Re: [RFC PATCH] sched/fair: Fix impossible migrate_util scenario in load balance

From: Vincent Guittot
Date: Fri Jul 21 2023 - 09:53:16 EST


Le vendredi 21 juil. 2023 à 11:57:11 (+0100), Qais Yousef a écrit :
> On 07/20/23 14:31, Vincent Guittot wrote:
>
> > I was trying to reproduce the behavior but I was failing until I
> > realized that this code path is used when the 2 groups are not sharing
> > their cache. Which topology do you use ? I thought that dynamiQ and
> > shares cache between all 8 cpus was the norm for arm64 embedded device
> > now
>
> Hmm good question. phantom domains didn't die which I think is what causing
> this. I can look if this is for a good reason or just historical artifact.
>
> >
> > Also when you say "the little cluster capacity is very small nowadays
> > (around 200 or less)", it is the capacity of 1 core or the cluster ?
>
> I meant one core. So in my case all the littles were busy except for one that
> was mostly idle and never pulled a task from mid where two tasks were stuck on
> a CPU there. And the logs I have added were showing me that the env->imbalance
> was on 150+ range but the task we pull was in the 350+ range.

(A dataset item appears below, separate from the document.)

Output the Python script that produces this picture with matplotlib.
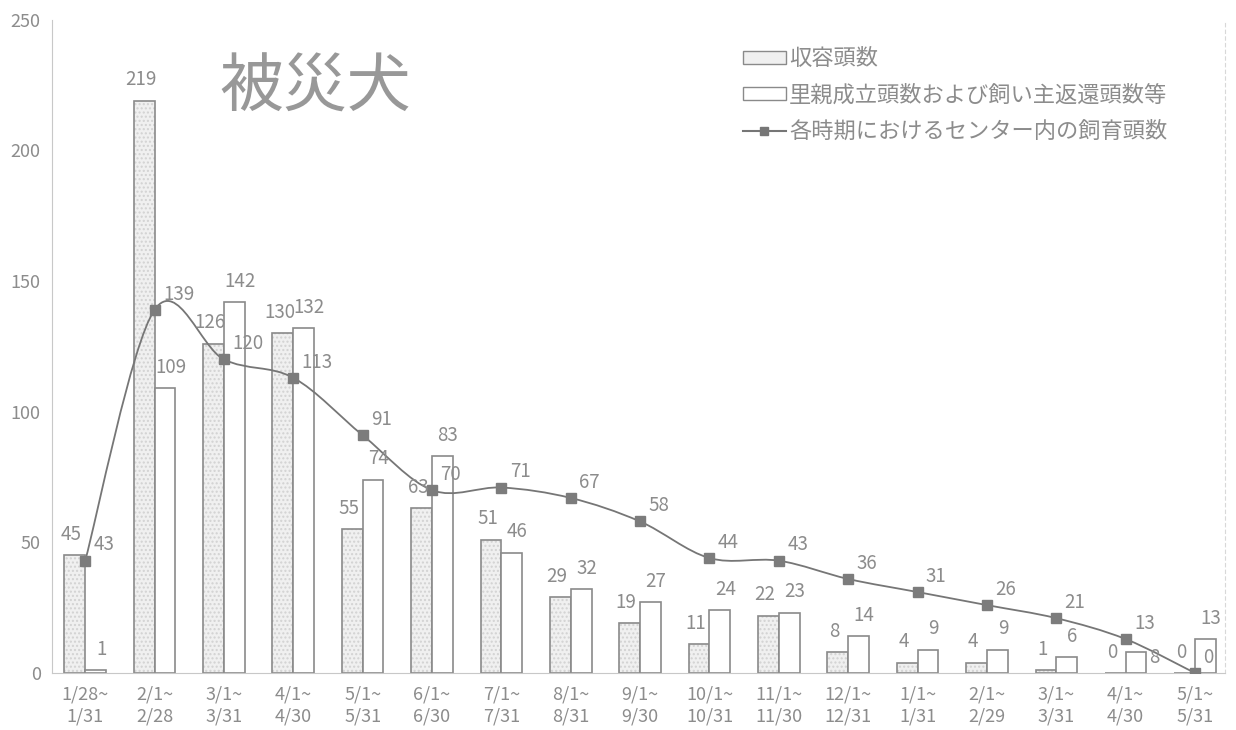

I'm not able to reproduce your problem with v6.5-rc2 and without phantom domain,
which is expected because we share cache and weight is 1 so we use the path

if (busiest->group_weight == 1 || sds->prefer_sibling) {
/*
* When prefer sibling, evenly spread running tasks on
* groups.
*/
env->migration_type = migrate_task;
env->imbalance = sibling_imbalance(env, sds, busiest, local);
} else {

>
> I should have mentioned that I'm on 5.15 - sorry with Android it's hard to run
> mainline on products :( But this code as far as I can tell hasn't changed much.
>
> I can try to find something that runs mainline and reproduce there if you think
> my description of the problem is not clear or applicable.
>
>
> Thanks
>
> --
> Qais Yousef